THE PROBLEM: Output every entry exactly, from the first line to the last.

DATASET:
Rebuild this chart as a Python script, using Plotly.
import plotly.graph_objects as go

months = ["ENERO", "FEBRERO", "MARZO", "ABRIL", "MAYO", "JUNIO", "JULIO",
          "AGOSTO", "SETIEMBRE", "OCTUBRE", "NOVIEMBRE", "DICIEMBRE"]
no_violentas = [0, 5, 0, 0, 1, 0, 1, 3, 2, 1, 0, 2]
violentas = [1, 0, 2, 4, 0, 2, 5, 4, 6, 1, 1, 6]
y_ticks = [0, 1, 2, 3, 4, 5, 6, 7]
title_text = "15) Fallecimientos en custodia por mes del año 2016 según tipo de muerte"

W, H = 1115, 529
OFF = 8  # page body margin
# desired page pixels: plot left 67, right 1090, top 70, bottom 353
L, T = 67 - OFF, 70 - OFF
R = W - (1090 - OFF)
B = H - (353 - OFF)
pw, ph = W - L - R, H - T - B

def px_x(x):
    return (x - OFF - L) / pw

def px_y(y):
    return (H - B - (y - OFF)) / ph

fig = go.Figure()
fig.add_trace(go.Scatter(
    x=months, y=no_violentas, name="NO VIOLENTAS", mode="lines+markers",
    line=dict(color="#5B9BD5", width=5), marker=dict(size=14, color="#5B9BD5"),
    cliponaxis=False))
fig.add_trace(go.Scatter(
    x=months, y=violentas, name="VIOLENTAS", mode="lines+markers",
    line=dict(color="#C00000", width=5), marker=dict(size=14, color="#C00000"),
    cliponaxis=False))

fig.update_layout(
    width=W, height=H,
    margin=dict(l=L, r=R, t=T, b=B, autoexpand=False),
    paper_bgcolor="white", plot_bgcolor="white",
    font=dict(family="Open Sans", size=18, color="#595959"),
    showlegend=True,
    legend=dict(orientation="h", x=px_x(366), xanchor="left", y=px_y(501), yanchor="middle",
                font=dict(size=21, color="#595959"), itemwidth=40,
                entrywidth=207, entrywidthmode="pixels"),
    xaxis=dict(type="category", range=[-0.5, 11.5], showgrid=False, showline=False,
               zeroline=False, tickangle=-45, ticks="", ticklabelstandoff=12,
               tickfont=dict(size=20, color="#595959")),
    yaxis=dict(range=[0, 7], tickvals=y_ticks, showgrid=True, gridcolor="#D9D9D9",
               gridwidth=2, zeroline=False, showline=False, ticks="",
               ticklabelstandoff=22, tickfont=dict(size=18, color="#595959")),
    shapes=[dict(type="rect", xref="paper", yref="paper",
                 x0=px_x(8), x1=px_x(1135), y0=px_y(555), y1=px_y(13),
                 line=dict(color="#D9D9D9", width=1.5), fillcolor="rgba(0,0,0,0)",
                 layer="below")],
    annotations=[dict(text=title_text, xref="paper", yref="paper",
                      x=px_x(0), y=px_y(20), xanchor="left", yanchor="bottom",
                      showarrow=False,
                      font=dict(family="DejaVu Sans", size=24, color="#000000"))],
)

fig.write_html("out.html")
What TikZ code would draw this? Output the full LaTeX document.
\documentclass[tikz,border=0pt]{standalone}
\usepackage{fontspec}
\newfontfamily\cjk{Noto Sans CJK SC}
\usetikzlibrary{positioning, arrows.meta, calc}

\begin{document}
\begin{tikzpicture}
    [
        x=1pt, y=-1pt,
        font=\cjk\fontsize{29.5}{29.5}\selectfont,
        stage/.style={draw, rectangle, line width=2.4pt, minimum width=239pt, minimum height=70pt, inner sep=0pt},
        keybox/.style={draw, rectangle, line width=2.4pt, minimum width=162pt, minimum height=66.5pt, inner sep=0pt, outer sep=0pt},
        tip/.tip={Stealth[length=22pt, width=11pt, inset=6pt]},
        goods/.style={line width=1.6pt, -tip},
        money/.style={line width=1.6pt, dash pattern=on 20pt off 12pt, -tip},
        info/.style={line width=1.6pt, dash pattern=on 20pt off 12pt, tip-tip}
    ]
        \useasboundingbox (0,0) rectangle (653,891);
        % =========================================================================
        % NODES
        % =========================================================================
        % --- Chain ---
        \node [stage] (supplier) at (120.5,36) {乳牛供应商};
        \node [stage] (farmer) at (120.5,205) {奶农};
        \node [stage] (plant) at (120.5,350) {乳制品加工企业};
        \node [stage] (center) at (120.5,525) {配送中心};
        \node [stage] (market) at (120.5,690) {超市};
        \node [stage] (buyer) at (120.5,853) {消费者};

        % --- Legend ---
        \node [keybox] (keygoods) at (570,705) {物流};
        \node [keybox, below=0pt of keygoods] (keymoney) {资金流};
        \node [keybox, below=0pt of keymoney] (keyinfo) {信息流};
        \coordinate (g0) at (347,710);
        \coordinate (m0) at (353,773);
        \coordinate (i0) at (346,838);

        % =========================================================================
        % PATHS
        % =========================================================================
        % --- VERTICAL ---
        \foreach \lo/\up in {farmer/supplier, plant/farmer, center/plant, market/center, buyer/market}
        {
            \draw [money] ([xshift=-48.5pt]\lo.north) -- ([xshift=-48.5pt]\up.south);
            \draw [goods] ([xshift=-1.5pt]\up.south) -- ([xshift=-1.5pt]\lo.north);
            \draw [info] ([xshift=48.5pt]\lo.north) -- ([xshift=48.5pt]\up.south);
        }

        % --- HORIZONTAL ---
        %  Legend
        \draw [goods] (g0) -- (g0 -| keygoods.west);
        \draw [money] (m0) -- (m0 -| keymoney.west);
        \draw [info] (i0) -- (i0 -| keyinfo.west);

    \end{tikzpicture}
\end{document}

TASK RESULT:
Rebuild this chart as a Python script, using Plotly.
import plotly.graph_objects as go

months = ["ENERO", "FEBRERO", "MARZO", "ABRIL", "MAYO", "JUNIO", "JULIO",
          "AGOSTO", "SETIEMBRE", "OCTUBRE", "NOVIEMBRE", "DICIEMBRE"]
no_violentas = [0, 5, 0, 0, 1, 0, 1, 3, 2, 1, 0, 2]
violentas = [1, 0, 2, 4, 0, 2, 5, 4, 6, 1, 1, 6]
y_ticks = [0, 1, 2, 3, 4, 5, 6, 7]
title_text = "15) Fallecimientos en custodia por mes del año 2016 según tipo de muerte"

W, H = 1115, 529
OFF = 8  # page body margin
# desired page pixels: plot left 67, right 1090, top 70, bottom 353
L, T = 67 - OFF, 70 - OFF
R = W - (1090 - OFF)
B = H - (353 - OFF)
pw, ph = W - L - R, H - T - B

def px_x(x):
    return (x - OFF - L) / pw

def px_y(y):
    return (H - B - (y - OFF)) / ph

fig = go.Figure()
fig.add_trace(go.Scatter(
    x=months, y=no_violentas, name="NO VIOLENTAS", mode="lines+markers",
    line=dict(color="#5B9BD5", width=5), marker=dict(size=14, color="#5B9BD5"),
    cliponaxis=False))
fig.add_trace(go.Scatter(
    x=months, y=violentas, name="VIOLENTAS", mode="lines+markers",
    line=dict(color="#C00000", width=5), marker=dict(size=14, color="#C00000"),
    cliponaxis=False))

fig.update_layout(
    width=W, height=H,
    margin=dict(l=L, r=R, t=T, b=B, autoexpand=False),
    paper_bgcolor="white", plot_bgcolor="white",
    font=dict(family="Open Sans", size=18, color="#595959"),
    showlegend=True,
    legend=dict(orientation="h", x=px_x(366), xanchor="left", y=px_y(501), yanchor="middle",
                font=dict(size=21, color="#595959"), itemwidth=40,
                entrywidth=207, entrywidthmode="pixels"),
    xaxis=dict(type="category", range=[-0.5, 11.5], showgrid=False, showline=False,
               zeroline=False, tickangle=-45, ticks="", ticklabelstandoff=12,
               tickfont=dict(size=20, color="#595959")),
    yaxis=dict(range=[0, 7], tickvals=y_ticks, showgrid=True, gridcolor="#D9D9D9",
               gridwidth=2, zeroline=False, showline=False, ticks="",
               ticklabelstandoff=22, tickfont=dict(size=18, color="#595959")),
    shapes=[dict(type="rect", xref="paper", yref="paper",
                 x0=px_x(8), x1=px_x(1135), y0=px_y(555), y1=px_y(13),
                 line=dict(color="#D9D9D9", width=1.5), fillcolor="rgba(0,0,0,0)",
                 layer="below")],
    annotations=[dict(text=title_text, xref="paper", yref="paper",
                      x=px_x(0), y=px_y(20), xanchor="left", yanchor="bottom",
                      showarrow=False,
                      font=dict(family="DejaVu Sans", size=24, color="#000000"))],
)

fig.write_html("out.html")
What TikZ code would draw this? Output the full LaTeX document.
\documentclass[tikz,border=0pt]{standalone}
\usepackage{fontspec}
\newfontfamily\cjk{Noto Sans CJK SC}
\usetikzlibrary{positioning, arrows.meta, calc}

\begin{document}
\begin{tikzpicture}
    [
        x=1pt, y=-1pt,
        font=\cjk\fontsize{29.5}{29.5}\selectfont,
        stage/.style={draw, rectangle, line width=2.4pt, minimum width=239pt, minimum height=70pt, inner sep=0pt},
        keybox/.style={draw, rectangle, line width=2.4pt, minimum width=162pt, minimum height=66.5pt, inner sep=0pt, outer sep=0pt},
        tip/.tip={Stealth[length=22pt, width=11pt, inset=6pt]},
        goods/.style={line width=1.6pt, -tip},
        money/.style={line width=1.6pt, dash pattern=on 20pt off 12pt, -tip},
        info/.style={line width=1.6pt, dash pattern=on 20pt off 12pt, tip-tip}
    ]
        \useasboundingbox (0,0) rectangle (653,891);
        % =========================================================================
        % NODES
        % =========================================================================
        % --- Chain ---
        \node [stage] (supplier) at (120.5,36) {乳牛供应商};
        \node [stage] (farmer) at (120.5,205) {奶农};
        \node [stage] (plant) at (120.5,350) {乳制品加工企业};
        \node [stage] (center) at (120.5,525) {配送中心};
        \node [stage] (market) at (120.5,690) {超市};
        \node [stage] (buyer) at (120.5,853) {消费者};

        % --- Legend ---
        \node [keybox] (keygoods) at (570,705) {物流};
        \node [keybox, below=0pt of keygoods] (keymoney) {资金流};
        \node [keybox, below=0pt of keymoney] (keyinfo) {信息流};
        \coordinate (g0) at (347,710);
        \coordinate (m0) at (353,773);
        \coordinate (i0) at (346,838);

        % =========================================================================
        % PATHS
        % =========================================================================
        % --- VERTICAL ---
        \foreach \lo/\up in {farmer/supplier, plant/farmer, center/plant, market/center, buyer/market}
        {
            \draw [money] ([xshift=-48.5pt]\lo.north) -- ([xshift=-48.5pt]\up.south);
            \draw [goods] ([xshift=-1.5pt]\up.south) -- ([xshift=-1.5pt]\lo.north);
            \draw [info] ([xshift=48.5pt]\lo.north) -- ([xshift=48.5pt]\up.south);
        }

        % --- HORIZONTAL ---
        %  Legend
        \draw [goods] (g0) -- (g0 -| keygoods.west);
        \draw [money] (m0) -- (m0 -| keymoney.west);
        \draw [info] (i0) -- (i0 -| keyinfo.west);

    \end{tikzpicture}
\end{document}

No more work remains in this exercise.